Building software can be exhausting. Always trying to improve it by adding features, fixing bugs and maintaining code quality in the meantime. There are a lot of methodologies software developers incorporated in their workflow in order to improve the software development process. Be it by starting with prototyping, wireframes, software design, automated or manual testing. Still, there is one methodology that is rarely mentioned, but it could significantly help you make better apps - using them.
Just to be clear, I’m talking about the apps that makes sense to use in your free time. Not the big enterprise software you build on your day job and maybe can’t even access from outside your workplace. But for your own apps, the ones that you own in every aspect, this is an easy and necessary thing to do.
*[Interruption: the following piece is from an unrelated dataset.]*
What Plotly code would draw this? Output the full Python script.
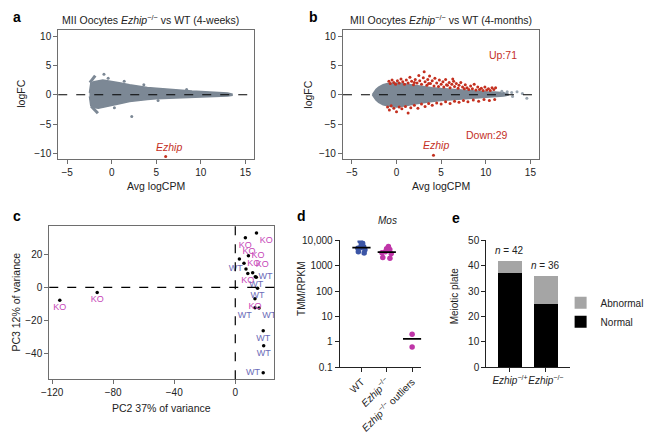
import numpy as np
import plotly.graph_objects as go

FONT = "Liberation Sans, Arial, sans-serif"
W, H = 649, 434

# ---------------- Panel a : MA plot, 4 weeks (gene cloud envelope) ----------------
a_env_x = [-2.5, -2.35, -2.0, -1.5, -1.0, -0.5, 0.0, 1.0, 2.0, 3.0, 4.0, 5.0, 6.0, 7.0, 8.0, 9.0, 10.0, 11.0, 12.0, 13.0, 13.5]
a_env_upper = [0.3, 1.9, 2.2, 2.4, 2.5, 2.4, 2.3, 2.0, 1.7, 1.45, 1.25, 1.1, 0.95, 0.82, 0.72, 0.62, 0.55, 0.47, 0.4, 0.3, 0.1]
a_env_lower = [-0.3, -1.9, -2.2, -2.3, -2.2, -2.0, -1.8, -1.5, -1.15, -0.95, -0.8, -0.7, -0.6, -0.55, -0.5, -0.43, -0.37, -0.3, -0.25, -0.2, -0.1]
a_streak_up_x = [-2.45, -1.85]
a_streak_up_y = [2.05, 3.25]
a_streak_dn_x = [-2.3, -1.55]
a_streak_dn_y = [-1.95, -3.15]
a_extra_x = [-0.87, 2.25, 1.4, 3.6, 0.3, 5.2, 8.4, -0.4]
a_extra_y = [3.5, -3.7, 2.3, 1.7, -2.2, -1.0, 0.9, 2.8]
a_ezhip_x = [6.05]
a_ezhip_y = [-10.55]

# ---------------- Panel b : MA plot, 4 months ----------------
b_env_x = [-2.7, -2.3, -2.0, -1.5, -1.0, -0.5, 0.0, 1.0, 2.0, 3.0, 4.0, 5.0, 6.0, 7.0, 8.0, 9.0, 10.0, 11.0, 12.0, 12.5]
b_env_upper = [0.0, 0.9, 1.3, 1.7, 1.9, 2.0, 2.0, 1.85, 1.6, 1.4, 1.2, 1.05, 0.92, 0.8, 0.7, 0.6, 0.52, 0.45, 0.35, 0.1]
b_env_lower = [0.0, -0.9, -1.3, -1.7, -1.9, -2.05, -2.1, -1.9, -1.6, -1.35, -1.15, -1.0, -0.85, -0.72, -0.6, -0.5, -0.4, -0.3, -0.2, -0.05]
b_up_x = [-0.85, -0.7, -0.5, -0.3, -0.1, 0.1, 0.3, 0.5, 0.7, 0.9, 1.1, 1.3, 1.5, 1.7, 1.9, 2.1, 2.3, 2.5,
          2.6, 2.8, 3.0, 3.1, 3.2, 3.4, 3.5, 3.7, 3.8, 4.0, 4.2, 4.3, 4.5, 4.7, 4.8, 5.0, 5.2, 5.3, 5.5,
          5.7, 5.9, 6.0, 6.2, 6.4, 6.5, 6.7, 6.9, 7.0, 7.2, 7.4, 7.6, 7.7, 7.9, 8.1, 8.3, 8.5, 8.7, 8.9,
          9.1, 9.3, 9.5, 9.7, 9.9, 10.1, 10.3, 10.5, 10.7, 10.9, 11.1, 2.0, 5.6, 6.3, 3.6]
b_up_y = [2.3, 1.9, 2.5, 2.1, 1.8, 2.4, 2.0, 2.7, 2.2, 1.8, 2.5, 2.0, 3.0, 2.3, 1.7, 2.6, 2.0, 3.3,
          2.4, 1.8, 2.9, 3.9, 2.2, 1.6, 2.6, 3.2, 1.9, 2.4, 1.5, 2.8, 2.0, 1.4, 2.5, 1.8, 2.2, 1.3, 2.6,
          1.6, 2.1, 1.2, 1.8, 2.3, 1.4, 1.9, 1.1, 1.6, 2.1, 1.3, 1.0, 1.7, 1.2, 0.9, 1.5, 1.0, 1.8, 0.8,
          1.3, 0.9, 1.1, 0.7, 1.3, 0.8, 1.0, 0.7, 1.2, 0.9, 1.2, 2.1, 1.7, 2.7, 1.9]
b_down_x = [-1.0, -0.8, -0.6, -0.3, 0.0, 0.3, 0.6, 1.0, 1.3, 1.6, 2.0, 2.4, 2.8, 3.2, 3.6, 4.0, 4.5,
            5.0, 5.5, 6.0, 6.5, 7.0, 7.5, 8.0, 8.6, 9.2, 9.8, 10.4, 11.0]
b_down_y = [-2.1, -2.6, -1.9, -2.3, -2.9, -2.1, -2.4, -2.0, -3.1, -2.2, -1.8, -2.3, -1.6, -2.0, -1.5,
            -1.8, -1.4, -1.6, -1.2, -1.5, -1.1, -1.3, -1.0, -1.2, -0.9, -1.1, -0.8, -1.0, -0.8]
b_extra_x = [12.4, 12.9, 13.5, 14.1, 14.6, 13.0, 11.8]
b_extra_y = [0.5, 0.4, 0.5, 0.2, -0.6, -0.3, 0.6]
b_ezhip_x = [4.14]
b_ezhip_y = [-10.3]

# ---------------- Panel c : PCA ----------------
pca_pc2 = [-115, -90.5, 6.6, 13.9, 2.7, 8.6, 5.7, 7.0, 8.2, 11.4, 13.1, 13.8, 14.6, 12.9, 12.9, 15.6, 18.3, 18.6, 18.3]
pca_pc3 = [-7.8, -3.1, 29.7, 32.6, 17.0, 19.0, 14.4, 11.0, 8.3, 8.7, 6.4, 6.0, -0.6, -6.8, -12.2, -12.4, -26.0, -35.0, -51.3]
pca_group = ["KO", "KO", "KO", "KO", "KO", "KO", "KO", "WT", "KO", "KO", "WT", "WT", "WT", "KO", "WT", "WT", "WT", "WT", "WT"]
pca_textpos = ["bottom center", "bottom center", "bottom center", "bottom right", "top right", "middle right",
               "middle right", "middle left", "bottom center", "top right", "middle right", "bottom center",
               "bottom center", "bottom center", "bottom left", "bottom right", "bottom center", "bottom center",
               "middle left"]

# ---------------- Panel d : Mos expression ----------------
mos_categories = ["WT", "<i>Ezhip</i><sup>−/−</sup>", "<i>Ezhip</i><sup>−/−</sup> outliers"]
mos_wt = [9200, 7800, 6500, 5600, 5200, 4900, 4300, 3600, 3200]
mos_ko = [5800, 4700, 4400, 3600, 3300, 3000, 2100, 2000]
mos_out = [2.0, 0.62]

# ---------------- Panel e : Meiotic plate ----------------
e_categories = ["<i>Ezhip</i><sup>−/+</sup>", "<i>Ezhip</i><sup>−/−</sup>"]
e_normal = [37, 25]
e_abnormal = [5, 11]

GRAY = "#7c8895"
RED = "#c4301f"
KO_COL = "#c646b8"
WT_COL = "#6b6bb8"


def dx(l, r):
    return [l / W, r / W]


def dy(t, b):
    return [1 - b / H, 1 - t / H]


fig = go.Figure()


def cloud(ex, eu, el, xa, ya):
    xs = np.concatenate([ex, ex[::-1]])
    ys = np.concatenate([eu, el[::-1]])
    fig.add_trace(go.Scatter(x=xs, y=ys, fill="toself", fillcolor=GRAY, mode="lines",
                             line=dict(color=GRAY, width=1.5), xaxis=xa, yaxis=ya,
                             showlegend=False, hoverinfo="skip"))


# Panel a
cloud(np.array(a_env_x), np.array(a_env_upper), np.array(a_env_lower), "x", "y")
for sx, sy in [(a_streak_up_x, a_streak_up_y), (a_streak_dn_x, a_streak_dn_y)]:
    fig.add_trace(go.Scatter(x=sx, y=sy, mode="lines", line=dict(color=GRAY, width=3),
                             xaxis="x", yaxis="y", showlegend=False))
fig.add_trace(go.Scatter(x=a_extra_x, y=a_extra_y, mode="markers", marker=dict(color=GRAY, size=3),
                         xaxis="x", yaxis="y", showlegend=False))
fig.add_trace(go.Scatter(x=a_ezhip_x, y=a_ezhip_y, mode="markers", marker=dict(color=RED, size=3),
                         xaxis="x", yaxis="y", showlegend=False))

# Panel b
cloud(np.array(b_env_x), np.array(b_env_upper), np.array(b_env_lower), "x2", "y2")
fig.add_trace(go.Scatter(x=b_extra_x, y=b_extra_y, mode="markers", marker=dict(color="#9aa5b0", size=3),
                         xaxis="x2", yaxis="y2", showlegend=False))
fig.add_trace(go.Scatter(x=b_up_x + b_down_x, y=b_up_y + b_down_y, mode="markers",
                         marker=dict(color=RED, size=3), xaxis="x2", yaxis="y2", showlegend=False))
fig.add_trace(go.Scatter(x=b_ezhip_x, y=b_ezhip_y, mode="markers", marker=dict(color=RED, size=3),
                         xaxis="x2", yaxis="y2", showlegend=False))

# Panel c
fig.add_trace(go.Scatter(x=pca_pc2, y=pca_pc3, mode="markers+text", text=pca_group,
                         textposition=pca_textpos,
                         textfont=dict(size=9, color=[KO_COL if g == "KO" else WT_COL for g in pca_group]),
                         marker=dict(color="black", size=3.5), xaxis="x3", yaxis="y3", showlegend=False))

# Panel d
mos_sets = [mos_wt, mos_ko, mos_out]
mos_cols = ["#3b55a6", "#bf35a8", "#bf35a8"]
mos_jitter = [0.75, 0.9, 0.0]
for i, vals in enumerate(mos_sets):
    fig.add_trace(go.Box(x=[i] * len(vals), y=vals, boxpoints="all", jitter=mos_jitter[i], pointpos=0, width=0.55,
                         fillcolor="rgba(0,0,0,0)", line=dict(width=0, color="rgba(0,0,0,0)"),
                         marker=dict(color=mos_cols[i], size=5.5), xaxis="x4", yaxis="y4",
                         showlegend=False, hoverinfo="skip"))
    med = float(np.median(vals))
    fig.add_trace(go.Scatter(x=[i - 0.36, i + 0.36], y=[med, med], mode="lines",
                             line=dict(color="black", width=1.8), xaxis="x4", yaxis="y4",
                             showlegend=False))

# Panel e
fig.add_trace(go.Bar(x=[0, 1], y=e_normal, name="Normal", marker=dict(color="black", line=dict(width=0)),
                     width=0.65, xaxis="x5", yaxis="y5"))
fig.add_trace(go.Bar(x=[0, 1], y=e_abnormal, name="Abnormal", marker=dict(color="#a5a5a5", line=dict(width=0)),
                     width=0.65, xaxis="x5", yaxis="y5"))

tickfont = dict(size=10, color="#222", family=FONT)
framed = dict(showline=True, mirror=True, linecolor="#6e6e6e", linewidth=1, ticks="outside", ticklen=4,
              tickcolor="#6e6e6e", showgrid=False, zeroline=False, tickfont=tickfont)
open_ax = dict(showline=True, mirror=False, linecolor="#222", linewidth=1, ticks="outside", ticklen=4,
               tickcolor="#222", showgrid=False, zeroline=False, tickfont=tickfont)

fig.update_layout(
    width=W, height=H, margin=dict(l=0, r=0, t=0, b=0),
    paper_bgcolor="white", plot_bgcolor="white",
    font=dict(family=FONT, size=10, color="#222"),
    barmode="stack",
    xaxis=dict(domain=dx(52, 255), range=[-6, 16], tickvals=[-5, 0, 5, 10, 15], anchor="y", **framed),
    yaxis=dict(domain=dy(26, 159), range=[-11, 11], tickvals=[-10, -5, 0, 5, 10], anchor="x", **framed),
    xaxis2=dict(domain=dx(346.7, 550), range=[-6, 16], tickvals=[-5, 0, 5, 10, 15], anchor="y2", **framed),
    yaxis2=dict(domain=dy(26, 159), range=[-11, 11], tickvals=[-10, -5, 0, 5, 10], anchor="x2", **framed),
    xaxis3=dict(domain=dx(42.7, 275.7), range=[-121.9, 25.6], tickvals=[-120, -80, -40, 0], anchor="y3", **framed),
    yaxis3=dict(domain=dy(227.7, 385.7), range=[-55.1, 36.9], tickvals=[-40, -20, 0, 20], anchor="x3", **framed),
    xaxis4=dict(domain=dx(343.3, 428), range=[-0.86, 2.37], tickvals=[0, 1, 2], ticktext=mos_categories,
                tickangle=-45, anchor="y4", **open_ax),
    yaxis4=dict(domain=dy(242.7, 373.3), type="log", range=[-1, 4],
                tickvals=[0.1, 1, 10, 100, 1000, 10000], ticktext=["0.1", "1", "10", "100", "1000", "10,000"],
                anchor="x4", **open_ax),
    xaxis5=dict(domain=dx(495, 581.7), range=[-0.66, 1.67], tickvals=[0, 1], ticktext=e_categories,
                tickangle=0, anchor="y5", **open_ax),
    yaxis5=dict(domain=dy(242.7, 373.3), range=[0, 50], tickvals=[0, 10, 20, 30, 40, 50], anchor="x5", **open_ax),
    legend=dict(x=572 / W, y=1 - 292 / H, xanchor="left", yanchor="top", traceorder="reversed",
                font=dict(size=10, color="#222"), bgcolor="rgba(0,0,0,0)", itemwidth=30,
                tracegroupgap=0),
)

# dashed zero lines
for xa, ya in [("x", "y"), ("x2", "y2"), ("x3", "y3")]:
    fig.add_shape(type="line", xref=f"{xa} domain", yref=ya, x0=0, x1=1, y0=0, y1=0,
                  line=dict(color="black", width=1.2, dash="dash"))
fig.add_shape(type="line", xref="x3", yref="y3 domain", x0=0, x1=0, y0=0, y1=1,
              line=dict(color="black", width=1.2, dash="dash"))

ann = []


def pa(text, px, py, size=10.5, angle=0, **kw):
    ann.append(dict(text=text, x=px / W, y=1 - py / H, xref="paper", yref="paper", showarrow=False,
                    font=dict(size=size, family=FONT, color=kw.pop("color", "#222")), textangle=angle,
                    xanchor=kw.pop("xanchor", "center"), yanchor=kw.pop("yanchor", "middle"), **kw))


# panel letters
for letter, px, py in [("a", 3, 12), ("b", 309, 12), ("c", 3, 217), ("d", 297, 218), ("e", 457, 220)]:
    pa(f"<b>{letter}</b>", px, py, size=14, xanchor="left", color="black")

pa("MII Oocytes <i>Ezhip</i><sup>−/−</sup> vs WT (4-weeks)", 147, 15, size=10.5)
pa("MII Oocytes <i>Ezhip</i><sup>−/−</sup> vs WT (4-months)", 448, 15, size=10.5)
pa("logFC", 14, 92, angle=-90)
pa("logFC", 311, 92, angle=-90)
pa("Avg logCPM", 153.5, 187)
pa("Avg logCPM", 448.3, 187)
pa("PC3 12% of variance", 8, 306, angle=-90)
pa("PC2 37% of variance", 159, 415)
pa("TMM/RPKM", 303, 293, angle=-90, size=10)
pa("<i>Mos</i>", 392.7, 222, size=10)
pa("Meiotic plate", 462, 300, angle=-90, size=10)

# Ezhip labels anchored on the Ezhip points
for xa, ya, ex, ey in [("x", "y", a_ezhip_x[0], a_ezhip_y[0]), ("x2", "y2", b_ezhip_x[0], b_ezhip_y[0])]:
    ann.append(dict(text="<i>Ezhip</i>", x=ex, y=ey, xref=xa, yref=ya, showarrow=False, xshift=3,
                    yshift=2, yanchor="bottom", font=dict(size=10.5, family=FONT, color=RED)))

ann.append(dict(text=f"Up:{len(b_up_x)}", x=0.897, y=0.87, xref="x2 domain", yref="y2 domain",
                showarrow=False, font=dict(size=10.5, family=FONT, color=RED)))
ann.append(dict(text=f"Down:{len(b_down_x)}", x=0.849, y=0.1226, xref="x2 domain", yref="y2 domain",
                showarrow=False, font=dict(size=10.5, family=FONT, color=RED)))

for i in range(len(e_normal)):
    tot = e_normal[i] + e_abnormal[i]
    ann.append(dict(text=f"<i>n</i> = {tot}", x=i, y=tot, xref="x5", yref="y5", showarrow=False,
                    yanchor="bottom", yshift=3, font=dict(size=10, family=FONT, color="#222")))

fig.update_layout(annotations=ann)
fig.write_html("out.html")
In case the app is not so usable to you, you should try and put yourself in a position if its user. Each day a new feature or bug fix is made, go through the app and just use it. From my own experience in building software I can witness that the apps I’m most proud of are those I use myself. The reason is that the details that could make your app stand out is hard to catch, especially with something like automated tests. When you use the app, you can notice some things you couldn’t as a developer or a designer. Maybe the new feature doesn’t work that good as it looked in wireframes. Maybe it slowed down the whole app.
Don’t get me wrong, I’m all for automated tests and having a dedicated QA, but for small hobby projects that’s often not feasible. On the other hand, the cost of using your app shouldn’t be high. If it’s a mobile app you can probably use it while commuting or drinking coffee. And its benefits are many, from catching the bugs that neither automated tests nor testers could, to getting new ideas on how to improve the app. Be it a feature, UX, UI or code quality improvement.